- [EXERCISE DESCRIPTION]: For the data below, transcribe the part that opens with the line containing "Emit a Python" and closes with the line containing "alpha=0.3, lw=1.2, zorder=1)", exactly and with no pictures.

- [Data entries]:

· · · · ·

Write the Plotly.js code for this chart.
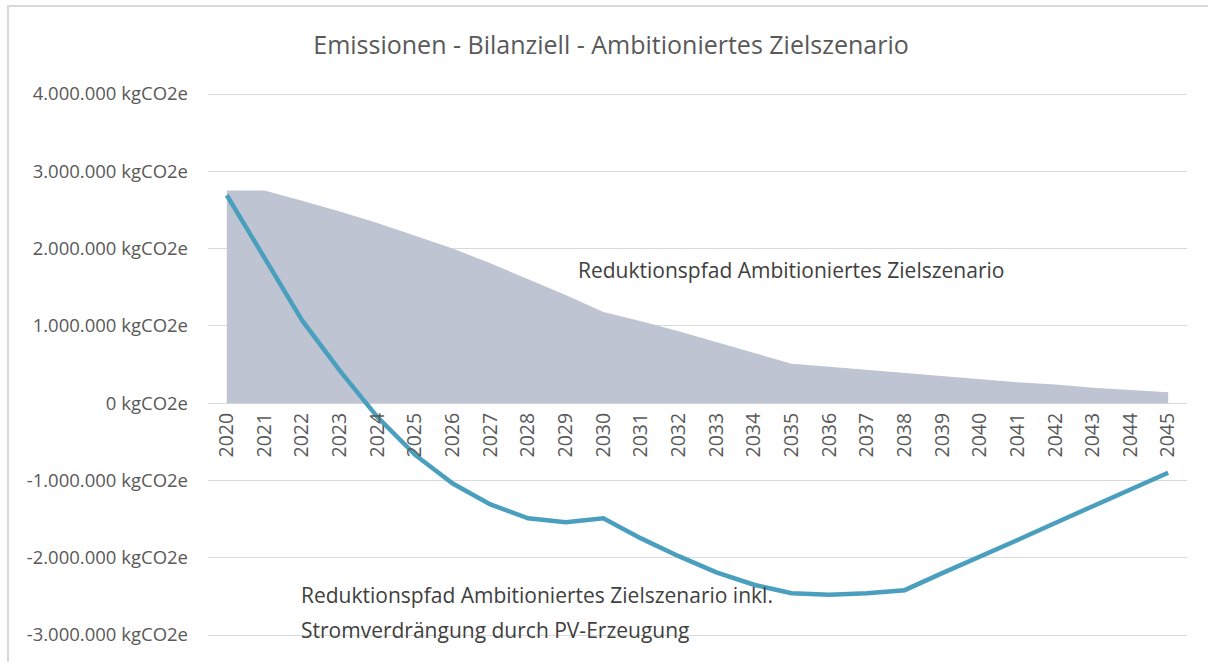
<!DOCTYPE html>
<html>
<head>
<meta charset="utf-8">
<script src="https://cdn.plot.ly/plotly-3.0.1.min.js"></script>
<style>
html,body{margin:0;padding:0;background:#fff;}
#frame{position:absolute;left:7px;top:5px;width:1300px;height:700px;border-left:2px solid #d9d9d9;border-top:2px solid #d9d9d9;pointer-events:none;z-index:5;}
#chart{position:absolute;left:0;top:0;width:1208px;height:662px;}
</style>
</head>
<body>
<div id="chart"></div>
<div id="frame"></div>
<script>
const years = ["2020","2021","2022","2023","2024","2025","2026","2027","2028","2029","2030","2031","2032","2033","2034","2035","2036","2037","2038","2039","2040","2041","2042","2043","2044","2045"];
const reduktionspfad = [2750000,2750000,2620000,2480000,2330000,2170000,2000000,1810000,1610000,1400000,1180000,1060000,930000,790000,650000,510000,470000,430000,390000,350000,310000,270000,240000,200000,170000,140000];
const reduktionspfadPV = [2690000,1880000,1070000,420000,-180000,-670000,-1040000,-1310000,-1490000,-1540000,-1490000,-1750000,-1980000,-2190000,-2350000,-2460000,-2480000,-2460000,-2420000,-2200000,-1990000,-1770000,-1550000,-1330000,-1120000,-900000];
const yTicks = [-3000000,-2000000,-1000000,0,1000000,2000000,3000000,4000000];
const yTickLabels = ["-3.000.000 kgCO2e","-2.000.000 kgCO2e","-1.000.000 kgCO2e","0 kgCO2e","1.000.000 kgCO2e","2.000.000 kgCO2e","3.000.000 kgCO2e","4.000.000 kgCO2e"];
const titleText = "Emissionen - Bilanziell - Ambitioniertes Zielszenario";
const label1 = "Reduktionspfad Ambitioniertes Zielszenario";
const label2a = "Reduktionspfad Ambitioniertes Zielszenario inkl.";
const label2b = "Stromverdrängung durch PV-Erzeugung";

const FONT = "Open Sans, Noto Sans, sans-serif";
const M = 4, B = 25, T = 92, H = 662;
const plotH = H - T - B;               // 545
const pxPerUnit = 541 / 7000000;       // 4M at y=94, -3M at y=635
const pad = 2 / pxPerUnit;

const traces = [
  {
    x: years, y: reduktionspfad, type: "scatter", mode: "lines",
    fill: "tozeroy", fillcolor: "#bec4d1",
    line: {width: 0, color: "#bec4d1"},
    hoverinfo: "skip", showlegend: false
  },
  {
    x: years, y: reduktionspfadPV, type: "scatter", mode: "lines",
    line: {width: 4.5, color: "#4a9fbf"},
    showlegend: false
  }
];

function py(y) { return (H - B - y) / plotH; }
function px(x) { return (x - 208) / 979; }

const layout = {
  width: 1208, height: 662,
  margin: {l: 208, r: 21, t: T, b: B},
  paper_bgcolor: "#fff", plot_bgcolor: "#fff",
  font: {family: FONT, color: "#595959"},
  title: {
    text: titleText,
    font: {family: FONT, size: 25, color: "#595959"},
    x: 611/1208, xanchor: "center", xref: "container",
    y: 1 - 45/662, yanchor: "middle", yref: "container"
  },
  xaxis: {
    type: "category",
    range: [-0.5, 25.5],
    anchor: "free", position: py(403),
    showgrid: false, zeroline: false, showline: false,
    ticks: "", tickangle: -90,
    ticklabelstandoff: 5,
    tickfont: {family: FONT, size: 19.5, color: "#595959"}
  },
  yaxis: {
    range: [-3000000 - pad, 4000000 + pad],
    tickvals: yTicks, ticktext: yTickLabels,
    showgrid: true, gridcolor: "#d9d9d9", gridwidth: 1,
    zeroline: true, zerolinecolor: "#d9d9d9", zerolinewidth: 1,
    showline: false, ticks: "",
    ticklabelstandoff: 19,
    tickfont: {family: FONT, size: 18.5, color: "#595959"}
  },
  annotations: [
    {
      text: label1, xref: "paper", yref: "paper",
      x: px(576), y: py(270), xanchor: "left", yanchor: "middle",
      showarrow: false, align: "left",
      font: {family: FONT, size: 21, color: "#404040"}
    },
    {
      text: label2a, xref: "paper", yref: "paper",
      x: px(299), y: py(595), xanchor: "left", yanchor: "middle",
      showarrow: false, align: "left",
      font: {family: FONT, size: 21, color: "#404040"}
    },
    {
      text: label2b, xref: "paper", yref: "paper",
      x: px(299), y: py(630), xanchor: "left", yanchor: "middle",
      showarrow: false, align: "left",
      font: {family: FONT, size: 21, color: "#404040"}
    }
  ]
};

Plotly.newPlot("chart", traces, layout, {displayModeBar: false, staticPlot: true});
</script>
</body>
</html>
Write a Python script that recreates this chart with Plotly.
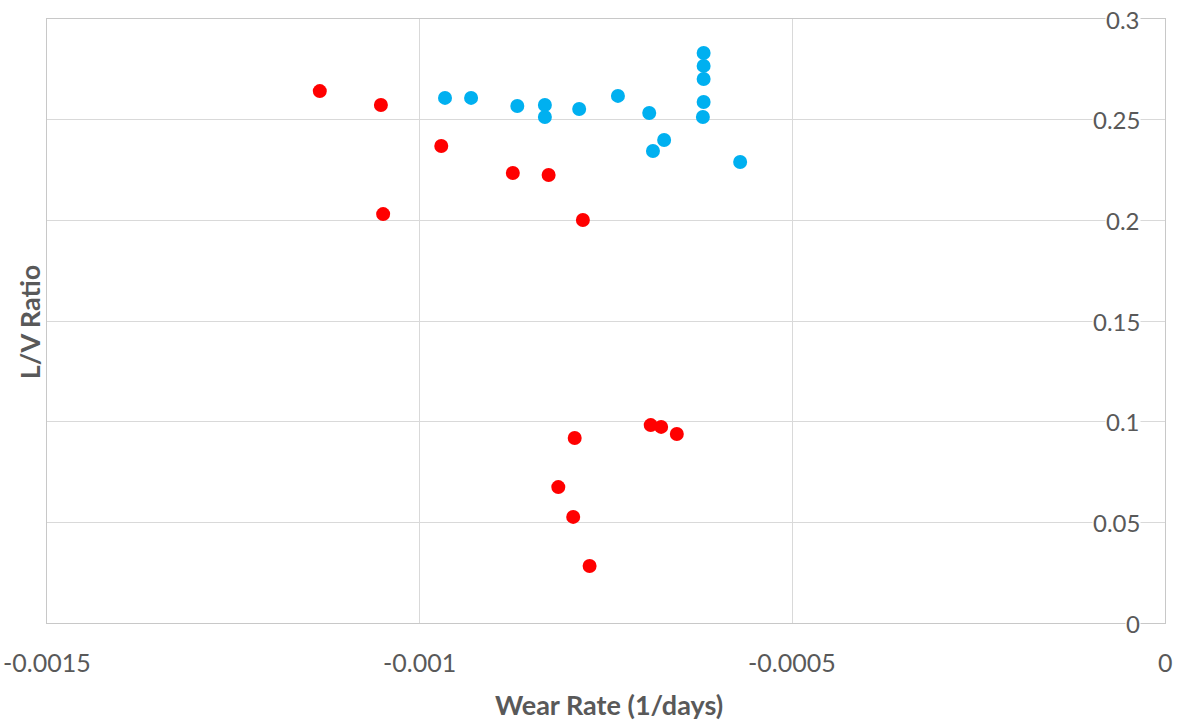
import plotly.graph_objects as go

# Red series
red_x = [-0.001134, -0.001052, -0.001049, -0.000971, -0.000875, -0.000827, -0.000781,
         -0.000792, -0.000814, -0.000794, -0.000772, -0.000690, -0.000676, -0.000655]
red_y = [0.2642, 0.2573, 0.2031, 0.2369, 0.2235, 0.2225, 0.2002,
         0.0919, 0.0675, 0.0527, 0.0283, 0.0983, 0.0974, 0.0939]

# Blue series
blue_x = [-0.000966, -0.000931, -0.000869, -0.000832, -0.000832, -0.000786, -0.000734,
          -0.000692, -0.000672, -0.000687, -0.000619, -0.000619, -0.000619, -0.000619,
          -0.000620, -0.000570]
blue_y = [0.2608, 0.2608, 0.2568, 0.2573, 0.2513, 0.2553, 0.2618,
          0.2533, 0.2399, 0.2344, 0.2831, 0.2767, 0.2702, 0.2588,
          0.2513, 0.2290]

x_ticks = [-0.0015, -0.001, -0.0005, 0]
x_tick_labels = ["-0.0015", "-0.001", "-0.0005", "0"]
y_ticks = [0, 0.05, 0.1, 0.15, 0.2, 0.25, 0.3]
y_tick_labels = ["0", "0.05", "0.1", "0.15", "0.2", "0.25", "0.3"]
x_title = "Wear Rate (1/days)"
y_title = "L/V Ratio"

FONT = "Lato, Open Sans, sans-serif"
GRAY = "#595959"

fig = go.Figure()
fig.add_trace(go.Scatter(x=blue_x, y=blue_y, mode="markers",
                         marker=dict(color="#00B0F0", size=14), showlegend=False))
fig.add_trace(go.Scatter(x=red_x, y=red_y, mode="markers",
                         marker=dict(color="#FF0000", size=14), showlegend=False))

annotations = []
for v, t in zip(x_ticks, x_tick_labels):
    annotations.append(dict(text=t, x=v, xref="x", y=0, yref="paper",
                            xanchor="center", yanchor="middle", yshift=-39,
                            showarrow=False, font=dict(size=25, color=GRAY)))
for v, t in zip(y_ticks, y_tick_labels):
    annotations.append(dict(text=t, x=1, xref="paper", y=v, yref="y",
                            xanchor="right", yanchor="middle", xshift=-24,
                            showarrow=False, bgcolor="white", borderpad=0,
                            font=dict(size=24, color=GRAY)))
annotations.append(dict(text="<b>" + x_title + "</b>", x=0.503, xref="paper",
                        y=0, yref="paper", xanchor="center", yanchor="middle",
                        yshift=-81, showarrow=False, font=dict(size=27, color=GRAY)))
annotations.append(dict(text="<b>" + y_title + "</b>", textangle=-90, showarrow=False,
                        xref="paper", yref="paper", x=-0.016, y=0.498,
                        xanchor="center", yanchor="middle",
                        font=dict(size=27, color=GRAY)))

fig.update_layout(
    width=1177, height=721,
    margin=dict(l=47, r=12, t=19, b=98),
    paper_bgcolor="white", plot_bgcolor="white",
    font=dict(family=FONT, color=GRAY, size=20),
    xaxis=dict(range=[-0.0015, 0], tickvals=x_ticks, showticklabels=False,
               showgrid=True, gridcolor="#D9D9D9", gridwidth=1, automargin=False,
               zeroline=False, showline=True, mirror=True, linecolor="#C8C8C8", linewidth=1),
    yaxis=dict(range=[0, 0.3], tickvals=y_ticks, showticklabels=False,
               side="right", automargin=False,
               showgrid=True, gridcolor="#D9D9D9", gridwidth=1,
               zeroline=False, showline=True, mirror=True, linecolor="#C8C8C8", linewidth=1),
    annotations=annotations,
)

# remove the page's default 8px body margin so the figure fills the window exactly
fig.write_html("out.html", config={"displayModeBar": False},
               post_script="document.body.style.margin='0px';document.body.style.overflow='hidden';")
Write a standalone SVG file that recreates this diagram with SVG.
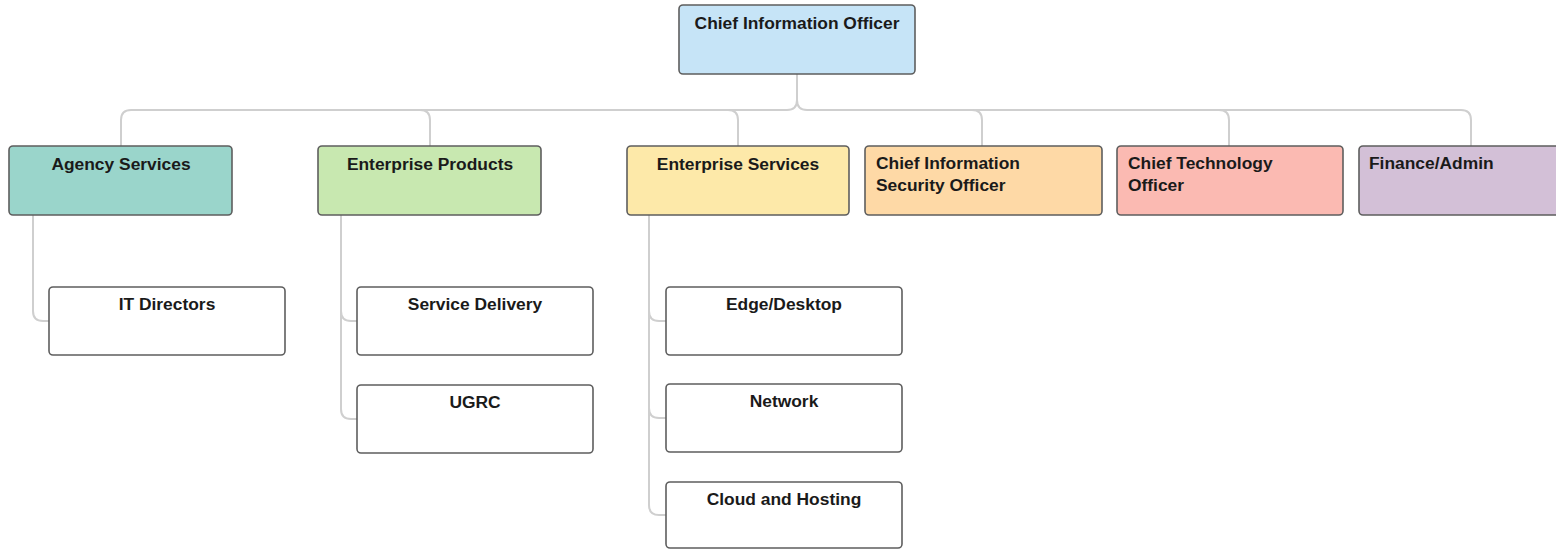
<svg xmlns="http://www.w3.org/2000/svg" width="1556" height="550" viewBox="0 0 1556 550">
<style>
.box{stroke:#5e5e5e;stroke-width:1.6}
.t{font-family:"Liberation Sans",Arial,sans-serif;font-weight:bold;font-size:17.4px;fill:#1a1a1a}
.c{text-anchor:middle}
.conn path{fill:none;stroke:#cfcfcf;stroke-width:2}
</style>
<rect width="1556" height="550" fill="#ffffff"/>
<g class="conn" id="connectors">
<path d="M797 74 V100 Q797 110 787 110 H131 Q121 110 121 120 V146"/>
<path d="M797 100 Q797 110 807 110 H1461 Q1471 110 1471 120 V146"/>
<path d="M420 110 Q430 110 430 120 V146"/>
<path d="M728 110 Q738 110 738 120 V146"/>
<path d="M972 110 Q982 110 982 120 V146"/>
<path d="M1219 110 Q1229 110 1229 120 V146"/>
<path d="M33 215 V311 Q33 321 43 321 H49"/>
<path d="M341 215 V409 Q341 419 351 419 H357"/>
<path d="M341 311 Q341 321 351 321 H357"/>
<path d="M649 215 V505 Q649 515 659 515 H666"/>
<path d="M649 311 Q649 321 659 321 H666"/>
<path d="M649 408 Q649 418 659 418 H666"/>
</g>
<g id="cio"><rect class="box" x="679" y="5" width="236" height="69" rx="4" fill="#c6e4f7"/><text class="t c" x="797" y="29">Chief Information Officer</text></g>
<g id="agency"><rect class="box" x="9" y="146" width="223" height="69" rx="4" fill="#9ad5cb"/><text class="t c" x="121" y="170">Agency Services</text></g>
<g id="products"><rect class="box" x="318" y="146" width="223" height="69" rx="4" fill="#c8e8b0"/><text class="t c" x="430" y="170">Enterprise Products</text></g>
<g id="services"><rect class="box" x="627" y="146" width="222" height="69" rx="4" fill="#fde9a9"/><text class="t c" x="738" y="170">Enterprise Services</text></g>
<g id="ciso"><rect class="box" x="865" y="146" width="237" height="69" rx="4" fill="#fed9a6"/><text class="t" x="876" y="169">Chief Information</text><text class="t" x="876" y="191">Security Officer</text></g>
<g id="cto"><rect class="box" x="1117" y="146" width="226" height="69" rx="4" fill="#fbbab2"/><text class="t" x="1128" y="169">Chief Technology</text><text class="t" x="1128" y="191">Officer</text></g>
<g id="finance"><rect class="box" x="1359" y="146" width="224" height="69" rx="4" fill="#d3c0d7"/><text class="t" x="1369" y="169">Finance/Admin</text></g>
<g id="itdirectors"><rect class="box" x="49" y="287" width="236" height="68" rx="4" fill="#ffffff"/><text class="t c" x="167" y="310">IT Directors</text></g>
<g id="servicedelivery"><rect class="box" x="357" y="287" width="236" height="68" rx="4" fill="#ffffff"/><text class="t c" x="475" y="310">Service Delivery</text></g>
<g id="ugrc"><rect class="box" x="357" y="385" width="236" height="68" rx="4" fill="#ffffff"/><text class="t c" x="475" y="408">UGRC</text></g>
<g id="edge"><rect class="box" x="666" y="287" width="236" height="68" rx="4" fill="#ffffff"/><text class="t c" x="784" y="310">Edge/Desktop</text></g>
<g id="network"><rect class="box" x="666" y="384" width="236" height="68" rx="4" fill="#ffffff"/><text class="t c" x="784" y="407">Network</text></g>
<g id="cloud"><rect class="box" x="666" y="482" width="236" height="66" rx="4" fill="#ffffff"/><text class="t c" x="784" y="505">Cloud and Hosting</text></g>
</svg>
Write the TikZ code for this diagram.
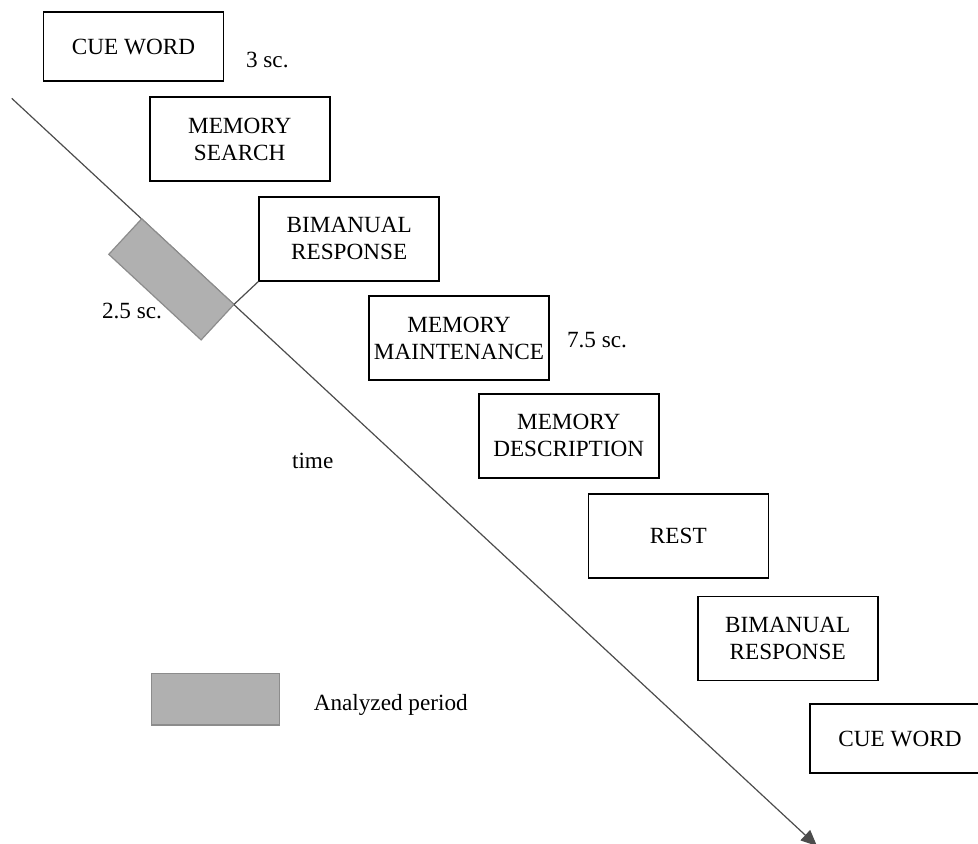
\documentclass[tikz,border=0pt]{standalone}
\usepackage{fontspec}
\setmainfont{Liberation Serif}
\usetikzlibrary{arrows.meta}

\tikzset{
	stage/.style={draw, line width=0.8pt, align=center, minimum width=90pt, minimum height=42pt, inner sep=2pt},
	cue/.style={stage, minimum height=34.5pt},
	period/.style={fill=black!31, draw=black!45, line width=0.6pt},
	timeline/.style={draw=black!70, line width=0.6pt}
}

\begin{document}
\begin{tikzpicture}[x=0.5pt, y=-0.5pt, every node/.style={font=\fontsize{11.6}{13.5}\selectfont}]
	\useasboundingbox (0,0) rectangle (978,843);
	\clip (0,0) rectangle (978,843);
	
	% the time axis
	\coordinate (tstart) at (11.7,98.3);
	\coordinate (tend) at (817,846);
	\draw[timeline, -{Triangle[length=8pt, width=7pt]}] (tstart) -- (tend);
	\node[anchor=base west] (timelbl) at (285,468) {time};
	
	% the trial stages
	\node[cue] (cueA) at (133.5,46.5) {CUE WORD};
	\node[stage] (search) at (239.7,139) {MEMORY\\SEARCH};
	\node[stage] (bimA) at (349.2,238.7) {BIMANUAL\\RESPONSE};
	\node[stage] (maint) at (459,338) {MEMORY\\MAINTENANCE};
	\node[stage] (descr) at (568.7,435.7) {MEMORY\\DESCRIPTION};
	\node[stage] (rest) at (678.3,536) {REST};
	\node[stage] (bimB) at (787.7,638.3) {BIMANUAL\\RESPONSE};
	\node[cue] (cueB) at (900,738.7) {CUE WORD};
	
	\node[anchor=base west] (cuetime) at (239,67) {3 sc.};
	\node[anchor=base west] (maintime) at (560,347) {7.5 sc.};
	
	% analyzed period on the axis
	\coordinate (pa) at (141.7,218.8);
	\coordinate (pb) at (234,304.4);
	\coordinate (pc) at (201.1,339.9);
	\coordinate (pd) at (108.8,254.3);
	\draw[period] (pa) -- (pb) -- (pc) -- (pd) -- cycle;
	\draw[timeline] (pb) -- (bimA.south west);
	\node[anchor=base west] (periodtime) at (95,318) {2.5 sc.};
	
	% legend
	\node[period, minimum width=64pt, minimum height=25.8pt, inner sep=0pt] (legbox) at (215.8,699.2) {};
	\node[anchor=base west] (leglbl) at (306.7,710) {Analyzed period};
\end{tikzpicture}
\end{document}
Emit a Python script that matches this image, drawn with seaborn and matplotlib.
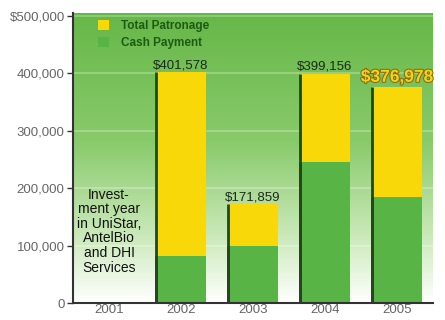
import numpy as np
import pandas as pd
import matplotlib
matplotlib.use("Agg")
import matplotlib.pyplot as plt
import matplotlib.patheffects as pe
from matplotlib.colors import LinearSegmentedColormap
from matplotlib.patches import Patch
import seaborn as sns

years = ["2001", "2002", "2003", "2004", "2005"]
total_patronage = [0, 401578, 171859, 399156, 376978]
cash_payment = [0, 82000, 100000, 246000, 184000]
total_labels = ["", "$401,578", "$171,859", "$399,156", "$376,978"]
y_ticks = [0, 100000, 200000, 300000, 400000, 500000]
y_tick_labels = ["0", "100,000", "200,000", "300,000", "400,000", "$500,000"]
note_2001 = "Invest-\nment year\nin UniStar,\nAntelBio\nand DHI\nServices"

YELLOW = "#f9d80a"
GREEN = "#58b444"

df = pd.DataFrame({"year": years, "total": total_patronage, "cash": cash_payment})

sns.set_theme(style="white")
plt.rcParams["font.family"] = ["Liberation Sans", "DejaVu Sans"]

fig = plt.figure(figsize=(4.45, 3.2), dpi=100)
ax = fig.add_axes([73 / 445, 1 - 303 / 320, 360 / 445, 290 / 320])

# green-to-white background gradient
grad = np.linspace(0, 1, 256).reshape(-1, 1)
cmap = LinearSegmentedColormap.from_list(
    "bg", [(0.0, "#ffffff"), (0.22, "#cdeabd"), (0.55, "#8acb6c"), (1.0, "#66b748")]
)
ax.imshow(grad, aspect="auto", cmap=cmap, origin="lower",
          extent=[0, 1, 0, 1], transform=ax.transAxes, zorder=0)

for t in y_ticks[1:]:
    ax.axhline(t, color="white", alpha=0.3, lw=1.2, zorder=1)

sns.barplot(data=df, x="year", y="total", order=years, color=YELLOW,
            width=0.7, saturation=1, linewidth=0, ax=ax, zorder=3)
sns.barplot(data=df, x="year", y="cash", order=years, color=GREEN,
            width=0.7, saturation=1, linewidth=0, ax=ax, zorder=4)

# dark shading along the left edge of every bar
for p in ax.patches:
    if p.get_height() > 0:
        ax.plot([p.get_x(), p.get_x()], [0, p.get_height()],
                color="#1f4a14", lw=2, zorder=5, solid_capstyle="butt")

for i, (v, lab) in enumerate(zip(total_patronage, total_labels)):
    if not lab:
        continue
    if i == len(years) - 1:
        ax.text(i, v + 3000, lab, ha="center", va="bottom", fontsize=12.5,
                fontweight="bold", color="#f5d21a", zorder=6,
                path_effects=[pe.withStroke(linewidth=1.5, foreground="#8a6a10")])
    else:
        ax.text(i, v + 2000, lab, ha="center", va="bottom", fontsize=9.5,
                color="#1a2a1a", zorder=6)

ax.text(0, 125000, note_2001, ha="center", va="center", fontsize=10,
        color="#111111", linespacing=1.05, zorder=6)

ax.set_xlim(-0.5, 4.5)
ax.set_ylim(0, 505000)
ax.set_yticks(y_ticks)
ax.set_yticklabels(y_tick_labels)
ax.set_xlabel("")
ax.set_ylabel("")
ax.tick_params(axis="y", labelsize=9.5, labelcolor="#666666", length=4,
               width=1, color="#333333", left=True, pad=2)
ax.tick_params(axis="x", labelsize=9.5, labelcolor="#666666", length=0, pad=1)

for s in ["top", "right"]:
    ax.spines[s].set_visible(False)
for s in ["left", "bottom"]:
    ax.spines[s].set_color("#333333")
    ax.spines[s].set_linewidth(1.5)
    ax.spines[s].set_zorder(7)

handles = [Patch(facecolor=YELLOW, edgecolor="none"),
           Patch(facecolor=GREEN, edgecolor="none")]
leg = ax.legend(handles, ["Total Patronage", "Cash Payment"], loc="upper left",
                frameon=False, fontsize=8.5, handlelength=0.9, handleheight=0.9,
                handletextpad=1.0, borderaxespad=0.2, labelspacing=0.45,
                bbox_to_anchor=(0.05, 1.0))
for t in leg.get_texts():
    t.set_color("#1d5a14")
    t.set_fontweight("bold")

fig.savefig("out.png", dpi=100)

· · · · ·

- [RESULT FOR THIS EXERCISE]:
Emit a Python script that matches this image, drawn with seaborn and matplotlib.
import numpy as np
import pandas as pd
import matplotlib
matplotlib.use("Agg")
import matplotlib.pyplot as plt
import matplotlib.patheffects as pe
from matplotlib.colors import LinearSegmentedColormap
from matplotlib.patches import Patch
import seaborn as sns

years = ["2001", "2002", "2003", "2004", "2005"]
total_patronage = [0, 401578, 171859, 399156, 376978]
cash_payment = [0, 82000, 100000, 246000, 184000]
total_labels = ["", "$401,578", "$171,859", "$399,156", "$376,978"]
y_ticks = [0, 100000, 200000, 300000, 400000, 500000]
y_tick_labels = ["0", "100,000", "200,000", "300,000", "400,000", "$500,000"]
note_2001 = "Invest-\nment year\nin UniStar,\nAntelBio\nand DHI\nServices"

YELLOW = "#f9d80a"
GREEN = "#58b444"

df = pd.DataFrame({"year": years, "total": total_patronage, "cash": cash_payment})

sns.set_theme(style="white")
plt.rcParams["font.family"] = ["Liberation Sans", "DejaVu Sans"]

fig = plt.figure(figsize=(4.45, 3.2), dpi=100)
ax = fig.add_axes([73 / 445, 1 - 303 / 320, 360 / 445, 290 / 320])

# green-to-white background gradient
grad = np.linspace(0, 1, 256).reshape(-1, 1)
cmap = LinearSegmentedColormap.from_list(
    "bg", [(0.0, "#ffffff"), (0.22, "#cdeabd"), (0.55, "#8acb6c"), (1.0, "#66b748")]
)
ax.imshow(grad, aspect="auto", cmap=cmap, origin="lower",
          extent=[0, 1, 0, 1], transform=ax.transAxes, zorder=0)

for t in y_ticks[1:]:
    ax.axhline(t, color="white", alpha=0.3, lw=1.2, zorder=1)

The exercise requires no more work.